### EXERCISE GOAL
Go through the data below and copy it exactly, skipping every picture.

--- START OF GIVEN DATA ---

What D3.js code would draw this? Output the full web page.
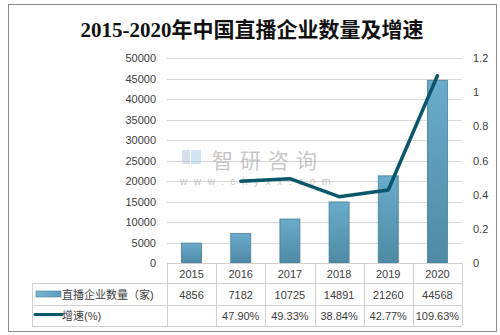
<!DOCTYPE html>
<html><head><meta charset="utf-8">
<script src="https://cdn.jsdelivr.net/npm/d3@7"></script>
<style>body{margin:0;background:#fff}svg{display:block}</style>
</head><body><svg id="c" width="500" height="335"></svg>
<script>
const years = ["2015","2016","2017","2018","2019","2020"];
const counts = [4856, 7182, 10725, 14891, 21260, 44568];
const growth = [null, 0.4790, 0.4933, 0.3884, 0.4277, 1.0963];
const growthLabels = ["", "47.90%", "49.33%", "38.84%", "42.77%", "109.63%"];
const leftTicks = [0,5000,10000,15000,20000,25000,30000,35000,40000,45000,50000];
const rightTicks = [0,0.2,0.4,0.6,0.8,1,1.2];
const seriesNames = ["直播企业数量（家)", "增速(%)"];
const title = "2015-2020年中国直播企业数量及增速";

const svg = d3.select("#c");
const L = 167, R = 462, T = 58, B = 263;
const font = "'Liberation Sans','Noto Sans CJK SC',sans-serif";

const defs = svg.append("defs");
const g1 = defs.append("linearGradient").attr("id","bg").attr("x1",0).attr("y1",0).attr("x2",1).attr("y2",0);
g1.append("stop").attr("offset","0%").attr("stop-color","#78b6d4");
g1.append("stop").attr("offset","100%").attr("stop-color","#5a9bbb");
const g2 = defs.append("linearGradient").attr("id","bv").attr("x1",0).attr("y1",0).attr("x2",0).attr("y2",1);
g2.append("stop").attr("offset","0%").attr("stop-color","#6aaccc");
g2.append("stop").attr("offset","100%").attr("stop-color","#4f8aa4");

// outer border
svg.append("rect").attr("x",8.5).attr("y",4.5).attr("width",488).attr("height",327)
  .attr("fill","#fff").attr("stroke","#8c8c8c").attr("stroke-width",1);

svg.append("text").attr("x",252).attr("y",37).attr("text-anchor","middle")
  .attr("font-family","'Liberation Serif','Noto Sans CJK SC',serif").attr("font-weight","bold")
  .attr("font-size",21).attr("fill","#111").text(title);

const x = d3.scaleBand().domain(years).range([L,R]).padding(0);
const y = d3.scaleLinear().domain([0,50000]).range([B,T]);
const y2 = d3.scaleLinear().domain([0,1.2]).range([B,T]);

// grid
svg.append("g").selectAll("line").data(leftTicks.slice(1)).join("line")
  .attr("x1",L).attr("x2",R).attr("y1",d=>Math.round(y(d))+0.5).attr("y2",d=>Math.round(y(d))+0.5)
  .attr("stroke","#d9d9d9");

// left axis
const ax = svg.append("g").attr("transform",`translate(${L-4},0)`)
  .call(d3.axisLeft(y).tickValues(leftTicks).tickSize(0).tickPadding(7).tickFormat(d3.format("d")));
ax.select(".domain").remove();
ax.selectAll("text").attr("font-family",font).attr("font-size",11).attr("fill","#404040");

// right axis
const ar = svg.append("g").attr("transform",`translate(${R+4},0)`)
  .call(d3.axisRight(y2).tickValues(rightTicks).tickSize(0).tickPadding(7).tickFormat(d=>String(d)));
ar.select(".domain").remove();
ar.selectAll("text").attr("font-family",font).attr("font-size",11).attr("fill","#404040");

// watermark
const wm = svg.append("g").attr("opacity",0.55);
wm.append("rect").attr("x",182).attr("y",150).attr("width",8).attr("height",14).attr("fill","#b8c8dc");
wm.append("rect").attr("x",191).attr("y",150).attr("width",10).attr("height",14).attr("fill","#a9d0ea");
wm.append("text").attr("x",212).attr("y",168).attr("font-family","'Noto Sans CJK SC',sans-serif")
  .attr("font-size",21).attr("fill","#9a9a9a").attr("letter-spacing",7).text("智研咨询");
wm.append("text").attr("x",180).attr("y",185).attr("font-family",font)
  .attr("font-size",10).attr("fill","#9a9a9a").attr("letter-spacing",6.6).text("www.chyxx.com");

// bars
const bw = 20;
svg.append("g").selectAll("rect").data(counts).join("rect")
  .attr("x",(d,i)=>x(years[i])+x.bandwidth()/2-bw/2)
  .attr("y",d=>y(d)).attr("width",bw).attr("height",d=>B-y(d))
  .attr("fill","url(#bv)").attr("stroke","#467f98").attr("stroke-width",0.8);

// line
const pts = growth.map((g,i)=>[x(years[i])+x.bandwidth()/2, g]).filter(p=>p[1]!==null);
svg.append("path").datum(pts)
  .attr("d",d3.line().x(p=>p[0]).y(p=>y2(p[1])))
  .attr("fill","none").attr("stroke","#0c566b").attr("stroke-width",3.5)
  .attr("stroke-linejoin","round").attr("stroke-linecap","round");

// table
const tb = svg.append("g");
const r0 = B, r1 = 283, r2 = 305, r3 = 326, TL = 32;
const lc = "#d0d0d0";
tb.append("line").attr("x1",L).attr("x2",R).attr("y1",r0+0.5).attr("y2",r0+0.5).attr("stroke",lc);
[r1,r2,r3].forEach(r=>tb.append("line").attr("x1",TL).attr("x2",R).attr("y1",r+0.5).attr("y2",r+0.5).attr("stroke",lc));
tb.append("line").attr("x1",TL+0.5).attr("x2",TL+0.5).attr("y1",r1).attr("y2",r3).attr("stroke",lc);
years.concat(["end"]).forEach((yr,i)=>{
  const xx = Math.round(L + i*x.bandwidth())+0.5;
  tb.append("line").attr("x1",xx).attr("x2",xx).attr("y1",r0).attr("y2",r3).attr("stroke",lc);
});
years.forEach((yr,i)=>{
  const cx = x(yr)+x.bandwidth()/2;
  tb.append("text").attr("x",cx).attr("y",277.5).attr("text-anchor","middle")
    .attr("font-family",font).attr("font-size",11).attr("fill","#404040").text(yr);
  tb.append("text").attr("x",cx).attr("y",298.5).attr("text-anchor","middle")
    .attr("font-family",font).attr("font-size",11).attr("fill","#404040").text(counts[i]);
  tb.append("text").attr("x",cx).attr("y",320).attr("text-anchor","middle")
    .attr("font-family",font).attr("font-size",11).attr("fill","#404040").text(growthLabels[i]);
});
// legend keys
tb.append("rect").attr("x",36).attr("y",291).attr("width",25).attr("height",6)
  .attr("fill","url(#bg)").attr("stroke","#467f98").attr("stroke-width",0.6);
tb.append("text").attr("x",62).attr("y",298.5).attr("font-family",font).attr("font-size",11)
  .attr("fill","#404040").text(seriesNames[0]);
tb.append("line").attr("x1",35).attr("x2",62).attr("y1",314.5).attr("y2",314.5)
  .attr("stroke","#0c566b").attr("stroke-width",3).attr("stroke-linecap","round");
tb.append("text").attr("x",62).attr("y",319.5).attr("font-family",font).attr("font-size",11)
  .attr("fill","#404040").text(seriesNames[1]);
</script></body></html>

--- END OF GIVEN DATA ---

### THE RESULT
What D3.js code would draw this? Output the full web page.
<!DOCTYPE html>
<html><head><meta charset="utf-8">
<script src="https://cdn.jsdelivr.net/npm/d3@7"></script>
<style>body{margin:0;background:#fff}svg{display:block}</style>
</head><body><svg id="c" width="500" height="335"></svg>
<script>
const years = ["2015","2016","2017","2018","2019","2020"];
const counts = [4856, 7182, 10725, 14891, 21260, 44568];
const growth = [null, 0.4790, 0.4933, 0.3884, 0.4277, 1.0963];
const growthLabels = ["", "47.90%", "49.33%", "38.84%", "42.77%", "109.63%"];
const leftTicks = [0,5000,10000,15000,20000,25000,30000,35000,40000,45000,50000];
const rightTicks = [0,0.2,0.4,0.6,0.8,1,1.2];
const seriesNames = ["直播企业数量（家)", "增速(%)"];
const title = "2015-2020年中国直播企业数量及增速";

const svg = d3.select("#c");
const L = 167, R = 462, T = 58, B = 263;
const font = "'Liberation Sans','Noto Sans CJK SC',sans-serif";

const defs = svg.append("defs");
const g1 = defs.append("linearGradient").attr("id","bg").attr("x1",0).attr("y1",0).attr("x2",1).attr("y2",0);
g1.append("stop").attr("offset","0%").attr("stop-color","#78b6d4");
g1.append("stop").attr("offset","100%").attr("stop-color","#5a9bbb");
const g2 = defs.append("linearGradient").attr("id","bv").attr("x1",0).attr("y1",0).attr("x2",0).attr("y2",1);
g2.append("stop").attr("offset","0%").attr("stop-color","#6aaccc");
g2.append("stop").attr("offset","100%").attr("stop-color","#4f8aa4");

// outer border
svg.append("rect").attr("x",8.5).attr("y",4.5).attr("width",488).attr("height",327)
  .attr("fill","#fff").attr("stroke","#8c8c8c").attr("stroke-width",1);

svg.append("text").attr("x",252).attr("y",37).attr("text-anchor","middle")
  .attr("font-family","'Liberation Serif','Noto Sans CJK SC',serif").attr("font-weight","bold")
  .attr("font-size",21).attr("fill","#111").text(title);

const x = d3.scaleBand().domain(years).range([L,R]).padding(0);
const y = d3.scaleLinear().domain([0,50000]).range([B,T]);
const y2 = d3.scaleLinear().domain([0,1.2]).range([B,T]);

// grid
svg.append("g").selectAll("line").data(leftTicks.slice(1)).join("line")
  .attr("x1",L).attr("x2",R).attr("y1",d=>Math.round(y(d))+0.5).attr("y2",d=>Math.round(y(d))+0.5)
  .attr("stroke","#d9d9d9");

// left axis
const ax = svg.append("g").attr("transform",`translate(${L-4},0)`)
  .call(d3.axisLeft(y).tickValues(leftTicks).tickSize(0).tickPadding(7).tickFormat(d3.format("d")));
ax.select(".domain").remove();
ax.selectAll("text").attr("font-family",font).attr("font-size",11).attr("fill","#404040");

// right axis
const ar = svg.append("g").attr("transform",`translate(${R+4},0)`)
  .call(d3.axisRight(y2).tickValues(rightTicks).tickSize(0).tickPadding(7).tickFormat(d=>String(d)));
ar.select(".domain").remove();
ar.selectAll("text").attr("font-family",font).attr("font-size",11).attr("fill","#404040");

// watermark
const wm = svg.append("g").attr("opacity",0.55);
wm.append("rect").attr("x",182).attr("y",150).attr("width",8).attr("height",14).attr("fill","#b8c8dc");
wm.append("rect").attr("x",191).attr("y",150).attr("width",10).attr("height",14).attr("fill","#a9d0ea");
wm.append("text").attr("x",212).attr("y",168).attr("font-family","'Noto Sans CJK SC',sans-serif")
  .attr("font-size",21).attr("fill","#9a9a9a").attr("letter-spacing",7).text("智研咨询");
wm.append("text").attr("x",180).attr("y",185).attr("font-family",font)
  .attr("font-size",10).attr("fill","#9a9a9a").attr("letter-spacing",6.6).text("www.chyxx.com");

// bars
const bw = 20;
svg.append("g").selectAll("rect").data(counts).join("rect")
  .attr("x",(d,i)=>x(years[i])+x.bandwidth()/2-bw/2)
  .attr("y",d=>y(d)).attr("width",bw).attr("height",d=>B-y(d))
  .attr("fill","url(#bv)").attr("stroke","#467f98").attr("stroke-width",0.8);

// line
const pts = growth.map((g,i)=>[x(years[i])+x.bandwidth()/2, g]).filter(p=>p[1]!==null);
svg.append("path").datum(pts)
  .attr("d",d3.line().x(p=>p[0]).y(p=>y2(p[1])))
  .attr("fill","none").attr("stroke","#0c566b").attr("stroke-width",3.5)
  .attr("stroke-linejoin","round").attr("stroke-linecap","round");

// table
const tb = svg.append("g");
const r0 = B, r1 = 283, r2 = 305, r3 = 326, TL = 32;
const lc = "#d0d0d0";
tb.append("line").attr("x1",L).attr("x2",R).attr("y1",r0+0.5).attr("y2",r0+0.5).attr("stroke",lc);
[r1,r2,r3].forEach(r=>tb.append("line").attr("x1",TL).attr("x2",R).attr("y1",r+0.5).attr("y2",r+0.5).attr("stroke",lc));
tb.append("line").attr("x1",TL+0.5).attr("x2",TL+0.5).attr("y1",r1).attr("y2",r3).attr("stroke",lc);
years.concat(["end"]).forEach((yr,i)=>{
  const xx = Math.round(L + i*x.bandwidth())+0.5;
  tb.append("line").attr("x1",xx).attr("x2",xx).attr("y1",r0).attr("y2",r3).attr("stroke",lc);
});
years.forEach((yr,i)=>{
  const cx = x(yr)+x.bandwidth()/2;
  tb.append("text").attr("x",cx).attr("y",277.5).attr("text-anchor","middle")
    .attr("font-family",font).attr("font-size",11).attr("fill","#404040").text(yr);
  tb.append("text").attr("x",cx).attr("y",298.5).attr("text-anchor","middle")
    .attr("font-family",font).attr("font-size",11).attr("fill","#404040").text(counts[i]);
  tb.append("text").attr("x",cx).attr("y",320).attr("text-anchor","middle")
    .attr("font-family",font).attr("font-size",11).attr("fill","#404040").text(growthLabels[i]);
});
// legend keys
tb.append("rect").attr("x",36).attr("y",291).attr("width",25).attr("height",6)
  .attr("fill","url(#bg)").attr("stroke","#467f98").attr("stroke-width",0.6);
tb.append("text").attr("x",62).attr("y",298.5).attr("font-family",font).attr("font-size",11)
  .attr("fill","#404040").text(seriesNames[0]);
tb.append("line").attr("x1",35).attr("x2",62).attr("y1",314.5).attr("y2",314.5)
  .attr("stroke","#0c566b").attr("stroke-width",3).attr("stroke-linecap","round");
tb.append("text").attr("x",62).attr("y",319.5).attr("font-family",font).attr("font-size",11)
  .attr("fill","#404040").text(seriesNames[1]);
</script></body></html>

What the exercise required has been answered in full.